Fed funds futures and the front end of the yield curve reacted with higher volatility as traders reassessed the policy path:

  • Near-term contracts may price a higher probability of additional hikes or a slower pace of future cuts
  • Longer-dated yields may not rise as much if markets also price slower growth, flattening or even inverting parts of the curve

For macro traders, this is where the Michigan survey directly feeds into rate expectations: higher inflation expectations raise the “terminal rate” debate, while weaker sentiment raises recession odds.

How Traders Can Use Consumer Sentiment Data

For active traders—whether in live or simulated environments—Michigan sentiment is a recurring macro catalyst worth tracking. Here’s how to use it more systematically:

1. Know the expectations

Price moves are driven by the surprise, not just the level. Before the release:

  • Check the consensus forecast (e.g., 54.0 in this case)
  • Note the prior reading (57.0)
  • Watch any preliminary vs. final releases, as revisions can move markets too

A large gap between actual and expected, especially combined with a surprise in inflation expectations, is where opportunity and risk spike.
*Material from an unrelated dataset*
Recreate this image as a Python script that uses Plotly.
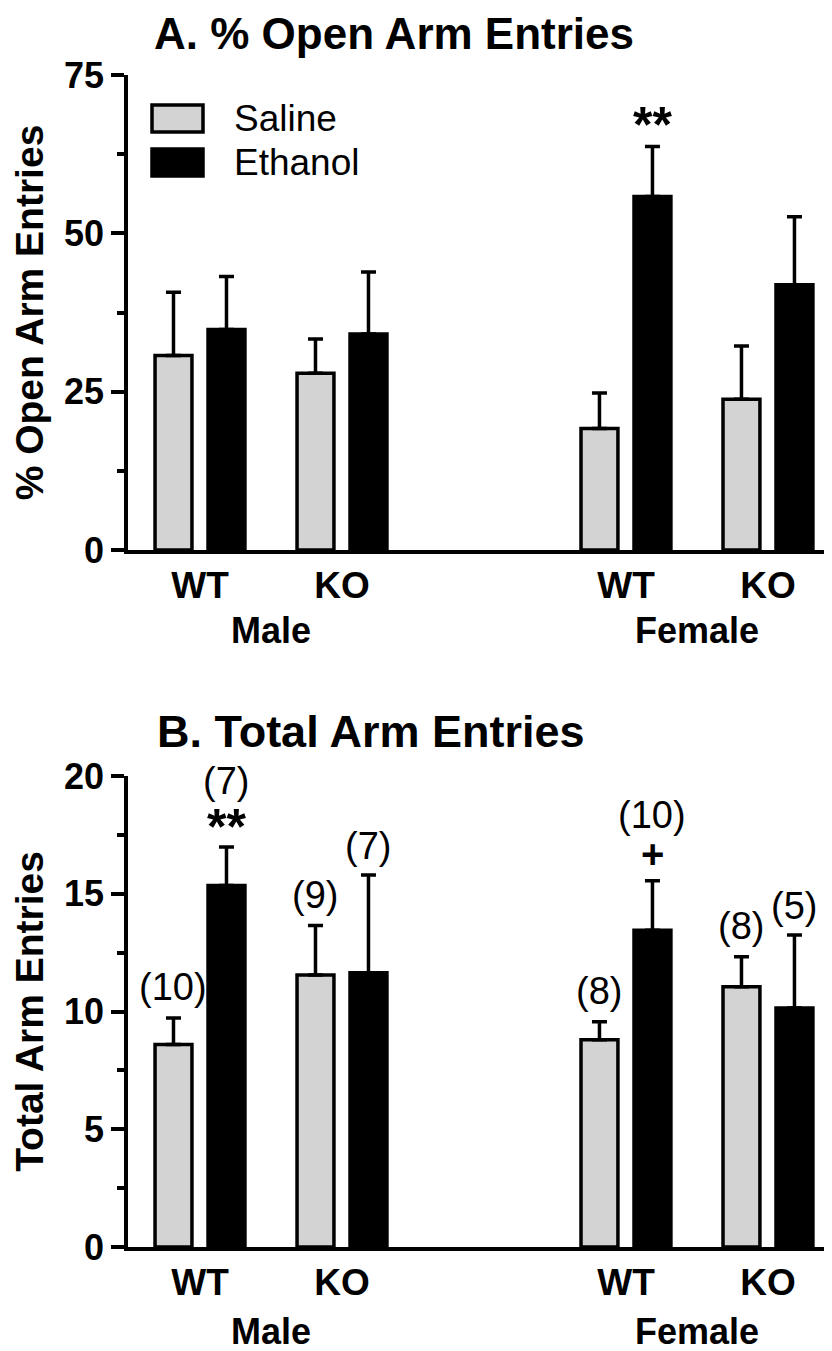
import plotly.graph_objects as go
from plotly.subplots import make_subplots

# ---------------- data ----------------
genotypes = ["WT", "KO", "WT", "KO"]
sexes = ["Male", "Female"]
group_pos = [0, 1, 3, 4]          # category positions on the x scale
sex_pos = [0.5, 3.5]

open_saline = [30.7, 27.9, 19.2, 23.8]
open_saline_sem = [10.0, 5.4, 5.6, 8.4]
open_ethanol = [34.8, 34.1, 55.8, 41.9]
open_ethanol_sem = [8.4, 9.8, 7.9, 10.7]
open_sig_ethanol = ["", "", "**", ""]

total_saline = [8.6, 11.55, 8.8, 11.05]
total_saline_sem = [1.12, 2.1, 0.76, 1.27]
total_ethanol = [15.35, 11.65, 13.45, 10.15]
total_ethanol_sem = [1.63, 4.15, 2.1, 3.1]
total_n_saline = ["(10)", "(9)", "(8)", "(8)"]
total_n_ethanol = ["(7)", "(7)", "(10)", "(5)"]
total_sig_ethanol = ["**", "", "+", ""]

# ---------------- style ----------------
FONT = "Liberation Sans, Arial, Helvetica, sans-serif"
GRAY = "#d3d3d3"
BW = 0.26
OFF = 0.1866
LW = 3.5
PAGE = 8                     # page body margin of the html page
W, H = 832 - PAGE, 1351 - PAGE
ML = 128 - PAGE


def px(x):
    return (x - 128) / (W - ML)


def py(y):
    return (H - (y - PAGE)) / H


fig = make_subplots(rows=2, cols=1)


def add_panel(row, sal, sal_e, eth, eth_e):
    fig.add_trace(go.Bar(
        x=group_pos, y=sal, width=BW, offset=-OFF - BW / 2,
        marker=dict(color=GRAY, line=dict(color="black", width=LW)),
        error_y=dict(type="data", array=sal_e, arrayminus=[0] * len(sal_e),
                     symmetric=False, color="black", thickness=LW, width=7.5),
        name="Saline", showlegend=False), row=row, col=1)
    fig.add_trace(go.Bar(
        x=group_pos, y=eth, width=BW, offset=OFF - BW / 2,
        marker=dict(color="black", line=dict(color="black", width=LW)),
        error_y=dict(type="data", array=eth_e, arrayminus=[0] * len(eth_e),
                     symmetric=False, color="black", thickness=LW, width=7.5),
        name="Ethanol", showlegend=False), row=row, col=1)


add_panel(1, open_saline, open_saline_sem, open_ethanol, open_ethanol_sem)
add_panel(2, total_saline, total_saline_sem, total_ethanol, total_ethanol_sem)

annotations = []

# top panel significance
for p, m, e, s in zip(group_pos, open_ethanol, open_ethanol_sem, open_sig_ethanol):
    if s:
        annotations.append(dict(x=p + OFF, y=m + e, xref="x", yref="y", text=s,
                                showarrow=False, yanchor="middle", yshift=22,
                                font=dict(family=FONT, size=50, color="black",
                                          weight="bold")))

# bottom panel n labels + significance
for p, m, e, n in zip(group_pos, total_saline, total_saline_sem, total_n_saline):
    annotations.append(dict(x=p - OFF, y=m + e, xref="x2", yref="y2", text=n,
                            showarrow=False, yanchor="middle", yshift=31,
                            font=dict(family=FONT, size=38, color="black")))
for p, m, e, n, s in zip(group_pos, total_ethanol, total_ethanol_sem,
                         total_n_ethanol, total_sig_ethanol):
    if s:
        annotations.append(dict(x=p + OFF, y=m + e, xref="x2", yref="y2", text=s,
                                showarrow=False, yanchor="middle",
                                yshift=20 if s == "**" else 27,
                                font=dict(family=FONT, size=50 if s == "**" else 40,
                                          color="black", weight="bold")))
        annotations.append(dict(x=p + OFF, y=m + e, xref="x2", yref="y2", text=n,
                                showarrow=False, yanchor="middle", yshift=66,
                                font=dict(family=FONT, size=38, color="black")))
    else:
        annotations.append(dict(x=p + OFF, y=m + e, xref="x2", yref="y2", text=n,
                                showarrow=False, yanchor="middle", yshift=29,
                                font=dict(family=FONT, size=38, color="black")))

# sex labels
for xr, yr0, shift in (("x", py(550), -80), ("x2", py(1247), -84)):
    for sp, sx in zip(sex_pos, sexes):
        annotations.append(dict(x=sp, y=yr0, xref=xr, yref="paper", text=sx,
                                showarrow=False, yanchor="middle", yshift=shift,
                                font=dict(family=FONT, size=36, color="black",
                                          weight="bold")))

# panel titles
annotations.append(dict(x=px(153), y=py(8), xref="paper", yref="paper",
                        text="A. % Open Arm Entries", showarrow=False, borderpad=0,
                        xanchor="left", yanchor="top",
                        font=dict(family=FONT, size=44, color="black", weight="bold")))
annotations.append(dict(x=px(155), y=py(731), xref="paper", yref="paper",
                        text="B. Total Arm Entries", showarrow=False,
                        xanchor="left", yanchor="middle",
                        font=dict(family=FONT, size=45, color="black", weight="bold")))

# legend (drawn manually for large keys)
shapes = []
for label, color, top, bot in (("Saline", GRAY, 105, 132), ("Ethanol", "black", 149, 176)):
    shapes.append(dict(type="rect", xref="paper", yref="paper",
                       x0=px(152), x1=px(203), y0=py(bot), y1=py(top),
                       fillcolor=color, line=dict(color="black", width=LW)))
    annotations.append(dict(x=px(232), y=py((top + bot) / 2),
                            xref="paper", yref="paper", text=label, showarrow=False,
                            xanchor="left", yanchor="middle",
                            font=dict(family=FONT, size=37, color="black")))

xcommon = dict(range=[-0.507, 4.451], showline=True, linecolor="black", linewidth=LW,
               ticks="", tickvals=group_pos, ticktext=genotypes,
               tickfont=dict(family=FONT, size=37, color="black", weight="bold"),
               showgrid=False, zeroline=False, fixedrange=True)
ycommon = dict(showline=True, linecolor="black", linewidth=LW, ticks="outside",
               ticklen=13, tickwidth=LW, tickcolor="black", showgrid=False, zeroline=False,
               tickfont=dict(family=FONT, size=36, color="black", weight="bold"))

fig.update_xaxes(**xcommon)
fig.update_yaxes(**ycommon)
fig.update_layout(
    xaxis=dict(domain=[0, 1], anchor="y"),
    xaxis2=dict(domain=[0, 1], anchor="y2"),
    yaxis=dict(domain=[py(550), py(75)], range=[0, 75], tickvals=[0, 25, 50, 75],
               minor=dict(tickvals=[12.5, 37.5, 62.5], ticks="outside", ticklen=7,
                          tickwidth=LW, tickcolor="black"),
               title=dict(text="% Open Arm Entries", standoff=10,
                          font=dict(family=FONT, size=39, color="black", weight="bold"))),
    yaxis2=dict(domain=[py(1247), py(776)], range=[0, 20], tickvals=[0, 5, 10, 15, 20],
                minor=dict(tickvals=[2.5, 7.5, 12.5, 17.5], ticks="outside", ticklen=7,
                           tickwidth=LW, tickcolor="black"),
                title=dict(text="Total Arm Entries", standoff=10,
                           font=dict(family=FONT, size=39, color="black", weight="bold"))),
    width=W, height=H,
    margin=dict(l=ML, r=0, t=0, b=0, autoexpand=False),
    paper_bgcolor="white", plot_bgcolor="white",
    annotations=annotations, shapes=shapes,
    showlegend=False, barmode="overlay",
)

fig.write_html("out.html")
2. Focus on inflation expectations within the report

The headline sentiment number matters, but for macro and FX, the inflation expectations components often carry more weight. A jump from 5.0% to 6.7% is not noise—it’s a regime-change signal for markets debating “transitory” vs. persistent inflation.

Make it a habit to

  • Log the 1‑year and long-term expectations each month
  • Compare them against Fed commentary and other inflation data (CPI, PCE)
  • Watch for trends, not just one-off spikes

3. Map the data to trade ideas, not predictions

Instead of trying to guess the exact print, prepare playbooks:

  • Bullish USD / bearish equities / bullish gold if: sentiment drops and inflation expectations rise
  • Bearish USD / bullish equities if: sentiment improves and inflation expectations fall or stabilize
  • More nuanced, curve and factor trades if the data is mixed

In a SimFi environment, you can test these playbooks repeatedly without capital at risk, refining which combinations of surprises and broader market context tend to work.
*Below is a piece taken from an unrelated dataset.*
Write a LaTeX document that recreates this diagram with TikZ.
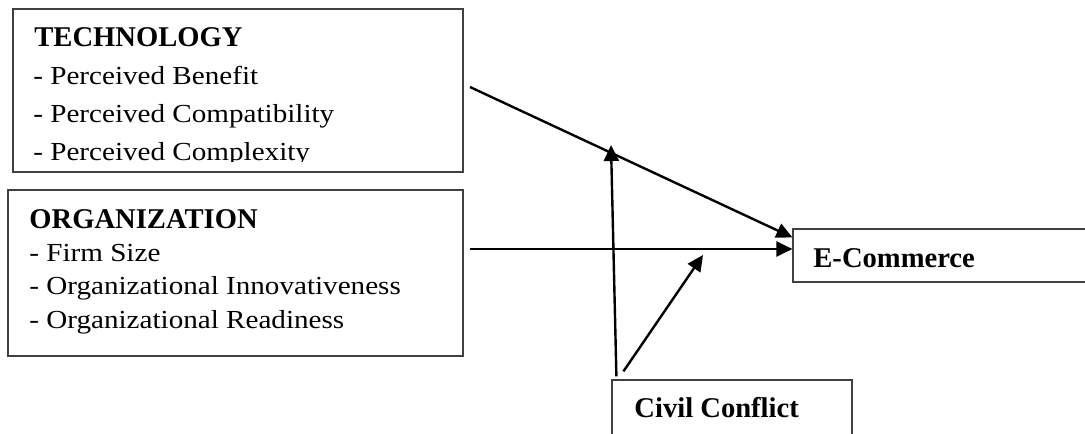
\documentclass[tikz,border=0pt]{standalone}
\usepackage{fontspec}
\setmainfont{Liberation Serif}
\newfontfamily\bodyfont[FakeStretch=1.12]{Liberation Serif}
\usetikzlibrary{positioning, arrows.meta, fit}

\tikzset{
    box/.style={draw=black!75, line width=0.6pt, inner sep=0pt},
    head/.style={anchor=base west, inner sep=0pt, font=\fontsize{14.3}{16}\selectfont\bfseries},
    item/.style={anchor=base west, inner sep=0pt, font=\fontsize{13}{15}\bodyfont},
    link/.style={-{Triangle[length=8pt, width=7.5pt]}, line width=1.2pt, black}
}

\begin{document}
\begin{tikzpicture}[x=0.5pt, y=-0.5pt]
\clip (0,0) rectangle (1085,433);

% factor boxes
\node[box, fit={(13,9) (463,172)}] (tech) {};
\begin{scope}
    \clip (13,9) rectangle (463,161);
    \node[head] (techhead) at (34,47) {TECHNOLOGY};
    \node[item] (benefit) at (33,84) {- Perceived Benefit};
    \node[item] (compat) at (33,122) {- Perceived Compatibility};
    \node[item] (complex) at (33,160) {- Perceived Complexity};
\end{scope}

\node[box, fit={(8,190) (463,356)}] (org) {};
\node[head] (orghead) at (29,228) {ORGANIZATION};
\node[item] (size) at (29,261) {- Firm Size};
\node[item] (innov) at (29,294) {- Organizational Innovativeness};
\node[item] (ready) at (29,328) {- Organizational Readiness};

\node[box, fit={(793,229) (1100,282)}] (ecom) {};
\node[head] (ecomtext) at (813,267) {E-Commerce};

\node[box, fit={(612,380) (852,450)}] (civil) {};
\node[head] (civiltext) at (634,417) {Civil Conflict};

% arrows
\coordinate (techout) at (470,87);
\coordinate (orgout) at (470,249);
\coordinate (modtech) at (611,145);
\coordinate (modorg) at (703,255);

\draw[link] (techout) -- ([yshift=-4.5pt]ecom.north west);
\draw[link] (orgout) -- (orgout -| ecom.west);
\draw[link] ([xshift=2.5pt, yshift=1.5pt]civil.north west) -- (modtech);
\draw[link] ([xshift=6pt, yshift=4pt]civil.north west) -- (modorg);
\end{tikzpicture}
\end{document}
4. Size and risk-manage around volatility

Macro data like this can widen spreads and trigger whipsaws. Practical steps:

  • Reduce position size before the release if you’re unsure
  • Use wider but clearly defined stop levels to avoid noise but cap downside
  • Consider trading after the initial spike, once the first wave of positioning has shaken out

Key Takeaways For Simulated And Live Traders

The latest Michigan data is a clear reminder that markets trade narratives as much as numbers. A single survey won’t decide the economic cycle, but:

  • A sentiment plunge to near-recessionary levels (50.8) flags real stress for future consumption.
  • A jump in 1‑year inflation expectations to 6.7% challenges the idea that inflation is quickly normalizing.
  • Together, they revive stagflation fears, shifting flows into the dollar (initially), gold, and inflation hedges, while pressuring equities and complicating the Fed’s job.

For traders, the edge lies in preparation: understanding what this survey measures, why inflation expectations are so critical, and how to translate surprise outcomes into coherent, risk-managed trade plans. Whether you’re trading with real capital or practicing in a simulated environment, treating each release as a live-fire drill in macro trading discipline will pay dividends long after this particular headline has faded.